= Problem description =
Nothing in the data should change when you return it, but leave the pictures out.

= Recorded data =
>> start

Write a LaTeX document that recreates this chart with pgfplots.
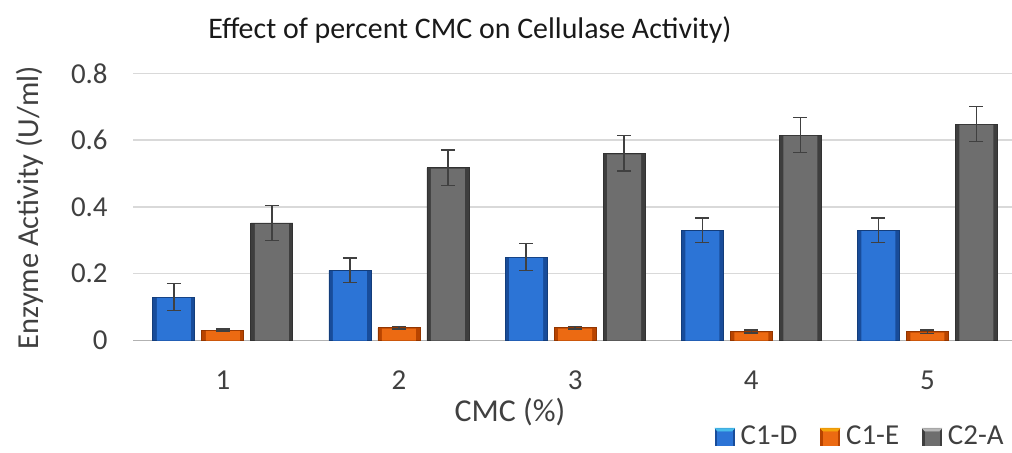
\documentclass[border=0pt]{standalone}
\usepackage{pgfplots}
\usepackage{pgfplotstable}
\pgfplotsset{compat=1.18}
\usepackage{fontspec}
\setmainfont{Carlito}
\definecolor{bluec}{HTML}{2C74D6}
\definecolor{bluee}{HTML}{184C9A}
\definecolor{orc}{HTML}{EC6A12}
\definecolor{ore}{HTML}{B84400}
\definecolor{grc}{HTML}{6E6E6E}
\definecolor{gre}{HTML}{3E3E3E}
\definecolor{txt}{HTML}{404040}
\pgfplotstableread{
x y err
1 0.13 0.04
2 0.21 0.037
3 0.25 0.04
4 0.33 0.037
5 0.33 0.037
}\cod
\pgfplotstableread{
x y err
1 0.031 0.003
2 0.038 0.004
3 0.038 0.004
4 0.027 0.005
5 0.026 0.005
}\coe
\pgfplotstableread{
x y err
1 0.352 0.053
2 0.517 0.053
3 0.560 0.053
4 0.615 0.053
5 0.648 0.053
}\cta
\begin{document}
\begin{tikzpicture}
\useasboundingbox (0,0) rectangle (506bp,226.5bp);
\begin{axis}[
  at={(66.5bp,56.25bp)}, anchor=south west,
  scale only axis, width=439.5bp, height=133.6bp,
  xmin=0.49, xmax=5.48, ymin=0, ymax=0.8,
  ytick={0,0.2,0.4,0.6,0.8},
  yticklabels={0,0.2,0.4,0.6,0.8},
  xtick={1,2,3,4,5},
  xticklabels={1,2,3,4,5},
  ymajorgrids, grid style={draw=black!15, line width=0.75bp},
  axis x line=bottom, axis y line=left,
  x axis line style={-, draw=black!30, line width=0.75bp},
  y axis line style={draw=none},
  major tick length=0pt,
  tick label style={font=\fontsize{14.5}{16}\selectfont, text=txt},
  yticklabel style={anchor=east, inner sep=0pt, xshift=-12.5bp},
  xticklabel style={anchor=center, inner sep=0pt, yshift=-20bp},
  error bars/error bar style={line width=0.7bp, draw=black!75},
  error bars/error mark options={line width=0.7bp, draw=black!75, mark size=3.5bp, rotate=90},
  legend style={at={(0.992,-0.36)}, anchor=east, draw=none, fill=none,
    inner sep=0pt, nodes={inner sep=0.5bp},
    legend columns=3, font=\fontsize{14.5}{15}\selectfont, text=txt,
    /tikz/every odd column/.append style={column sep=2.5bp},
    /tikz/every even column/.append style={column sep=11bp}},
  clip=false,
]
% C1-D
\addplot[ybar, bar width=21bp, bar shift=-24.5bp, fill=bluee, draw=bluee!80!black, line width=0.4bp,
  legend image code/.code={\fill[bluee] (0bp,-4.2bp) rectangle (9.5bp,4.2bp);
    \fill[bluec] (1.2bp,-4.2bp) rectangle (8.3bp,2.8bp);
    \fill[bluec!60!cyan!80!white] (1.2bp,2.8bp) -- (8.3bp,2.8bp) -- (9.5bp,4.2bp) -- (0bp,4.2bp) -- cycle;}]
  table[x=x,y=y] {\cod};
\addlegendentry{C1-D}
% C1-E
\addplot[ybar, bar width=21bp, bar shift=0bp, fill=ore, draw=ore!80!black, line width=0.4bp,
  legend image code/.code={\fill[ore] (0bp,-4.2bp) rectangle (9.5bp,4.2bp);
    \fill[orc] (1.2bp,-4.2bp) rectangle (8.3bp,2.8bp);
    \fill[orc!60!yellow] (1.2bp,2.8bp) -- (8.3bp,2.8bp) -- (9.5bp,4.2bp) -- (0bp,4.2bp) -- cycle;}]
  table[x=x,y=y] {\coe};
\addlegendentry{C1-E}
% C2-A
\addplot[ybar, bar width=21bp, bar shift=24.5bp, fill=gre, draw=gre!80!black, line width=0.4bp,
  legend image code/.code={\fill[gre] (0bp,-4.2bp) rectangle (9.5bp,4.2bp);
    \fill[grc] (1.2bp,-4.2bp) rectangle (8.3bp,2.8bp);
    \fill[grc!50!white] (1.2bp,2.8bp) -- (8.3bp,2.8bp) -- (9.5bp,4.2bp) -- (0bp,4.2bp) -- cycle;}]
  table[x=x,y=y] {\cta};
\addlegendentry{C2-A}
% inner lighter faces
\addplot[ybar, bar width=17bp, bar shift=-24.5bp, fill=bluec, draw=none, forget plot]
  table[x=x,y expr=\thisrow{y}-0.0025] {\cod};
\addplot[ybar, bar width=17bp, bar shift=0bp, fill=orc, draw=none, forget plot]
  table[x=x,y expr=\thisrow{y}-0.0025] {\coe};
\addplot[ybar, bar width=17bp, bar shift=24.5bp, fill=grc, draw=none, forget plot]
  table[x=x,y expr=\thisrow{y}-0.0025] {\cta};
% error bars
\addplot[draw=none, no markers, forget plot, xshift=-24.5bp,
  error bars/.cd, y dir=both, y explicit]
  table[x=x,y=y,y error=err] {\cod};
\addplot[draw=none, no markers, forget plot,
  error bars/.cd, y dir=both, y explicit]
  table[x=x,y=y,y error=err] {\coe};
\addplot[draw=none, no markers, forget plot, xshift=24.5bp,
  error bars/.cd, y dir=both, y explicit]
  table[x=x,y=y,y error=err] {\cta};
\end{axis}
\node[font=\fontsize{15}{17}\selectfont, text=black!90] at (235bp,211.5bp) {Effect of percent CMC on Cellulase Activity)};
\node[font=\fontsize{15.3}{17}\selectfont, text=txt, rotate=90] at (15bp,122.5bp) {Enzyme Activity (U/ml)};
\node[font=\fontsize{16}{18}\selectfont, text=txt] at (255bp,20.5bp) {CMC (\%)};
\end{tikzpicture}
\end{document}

>> end

= Result below =
Write a LaTeX document that recreates this chart with pgfplots.
\documentclass[border=0pt]{standalone}
\usepackage{pgfplots}
\usepackage{pgfplotstable}
\pgfplotsset{compat=1.18}
\usepackage{fontspec}
\setmainfont{Carlito}
\definecolor{bluec}{HTML}{2C74D6}
\definecolor{bluee}{HTML}{184C9A}
\definecolor{orc}{HTML}{EC6A12}
\definecolor{ore}{HTML}{B84400}
\definecolor{grc}{HTML}{6E6E6E}
\definecolor{gre}{HTML}{3E3E3E}
\definecolor{txt}{HTML}{404040}
\pgfplotstableread{
x y err
1 0.13 0.04
2 0.21 0.037
3 0.25 0.04
4 0.33 0.037
5 0.33 0.037
}\cod
\pgfplotstableread{
x y err
1 0.031 0.003
2 0.038 0.004
3 0.038 0.004
4 0.027 0.005
5 0.026 0.005
}\coe
\pgfplotstableread{
x y err
1 0.352 0.053
2 0.517 0.053
3 0.560 0.053
4 0.615 0.053
5 0.648 0.053
}\cta
\begin{document}
\begin{tikzpicture}
\useasboundingbox (0,0) rectangle (506bp,226.5bp);
\begin{axis}[
  at={(66.5bp,56.25bp)}, anchor=south west,
  scale only axis, width=439.5bp, height=133.6bp,
  xmin=0.49, xmax=5.48, ymin=0, ymax=0.8,
  ytick={0,0.2,0.4,0.6,0.8},
  yticklabels={0,0.2,0.4,0.6,0.8},
  xtick={1,2,3,4,5},
  xticklabels={1,2,3,4,5},
  ymajorgrids, grid style={draw=black!15, line width=0.75bp},
  axis x line=bottom, axis y line=left,
  x axis line style={-, draw=black!30, line width=0.75bp},
  y axis line style={draw=none},
  major tick length=0pt,
  tick label style={font=\fontsize{14.5}{16}\selectfont, text=txt},
  yticklabel style={anchor=east, inner sep=0pt, xshift=-12.5bp},
  xticklabel style={anchor=center, inner sep=0pt, yshift=-20bp},
  error bars/error bar style={line width=0.7bp, draw=black!75},
  error bars/error mark options={line width=0.7bp, draw=black!75, mark size=3.5bp, rotate=90},
  legend style={at={(0.992,-0.36)}, anchor=east, draw=none, fill=none,
    inner sep=0pt, nodes={inner sep=0.5bp},
    legend columns=3, font=\fontsize{14.5}{15}\selectfont, text=txt,
    /tikz/every odd column/.append style={column sep=2.5bp},
    /tikz/every even column/.append style={column sep=11bp}},
  clip=false,
]
% C1-D
\addplot[ybar, bar width=21bp, bar shift=-24.5bp, fill=bluee, draw=bluee!80!black, line width=0.4bp,
  legend image code/.code={\fill[bluee] (0bp,-4.2bp) rectangle (9.5bp,4.2bp);
    \fill[bluec] (1.2bp,-4.2bp) rectangle (8.3bp,2.8bp);
    \fill[bluec!60!cyan!80!white] (1.2bp,2.8bp) -- (8.3bp,2.8bp) -- (9.5bp,4.2bp) -- (0bp,4.2bp) -- cycle;}]
  table[x=x,y=y] {\cod};
\addlegendentry{C1-D}
% C1-E
\addplot[ybar, bar width=21bp, bar shift=0bp, fill=ore, draw=ore!80!black, line width=0.4bp,
  legend image code/.code={\fill[ore] (0bp,-4.2bp) rectangle (9.5bp,4.2bp);
    \fill[orc] (1.2bp,-4.2bp) rectangle (8.3bp,2.8bp);
    \fill[orc!60!yellow] (1.2bp,2.8bp) -- (8.3bp,2.8bp) -- (9.5bp,4.2bp) -- (0bp,4.2bp) -- cycle;}]
  table[x=x,y=y] {\coe};
\addlegendentry{C1-E}
% C2-A
\addplot[ybar, bar width=21bp, bar shift=24.5bp, fill=gre, draw=gre!80!black, line width=0.4bp,
  legend image code/.code={\fill[gre] (0bp,-4.2bp) rectangle (9.5bp,4.2bp);
    \fill[grc] (1.2bp,-4.2bp) rectangle (8.3bp,2.8bp);
    \fill[grc!50!white] (1.2bp,2.8bp) -- (8.3bp,2.8bp) -- (9.5bp,4.2bp) -- (0bp,4.2bp) -- cycle;}]
  table[x=x,y=y] {\cta};
\addlegendentry{C2-A}
% inner lighter faces
\addplot[ybar, bar width=17bp, bar shift=-24.5bp, fill=bluec, draw=none, forget plot]
  table[x=x,y expr=\thisrow{y}-0.0025] {\cod};
\addplot[ybar, bar width=17bp, bar shift=0bp, fill=orc, draw=none, forget plot]
  table[x=x,y expr=\thisrow{y}-0.0025] {\coe};
\addplot[ybar, bar width=17bp, bar shift=24.5bp, fill=grc, draw=none, forget plot]
  table[x=x,y expr=\thisrow{y}-0.0025] {\cta};
% error bars
\addplot[draw=none, no markers, forget plot, xshift=-24.5bp,
  error bars/.cd, y dir=both, y explicit]
  table[x=x,y=y,y error=err] {\cod};
\addplot[draw=none, no markers, forget plot,
  error bars/.cd, y dir=both, y explicit]
  table[x=x,y=y,y error=err] {\coe};
\addplot[draw=none, no markers, forget plot, xshift=24.5bp,
  error bars/.cd, y dir=both, y explicit]
  table[x=x,y=y,y error=err] {\cta};
\end{axis}
\node[font=\fontsize{15}{17}\selectfont, text=black!90] at (235bp,211.5bp) {Effect of percent CMC on Cellulase Activity)};
\node[font=\fontsize{15.3}{17}\selectfont, text=txt, rotate=90] at (15bp,122.5bp) {Enzyme Activity (U/ml)};
\node[font=\fontsize{16}{18}\selectfont, text=txt] at (255bp,20.5bp) {CMC (\%)};
\end{tikzpicture}
\end{document}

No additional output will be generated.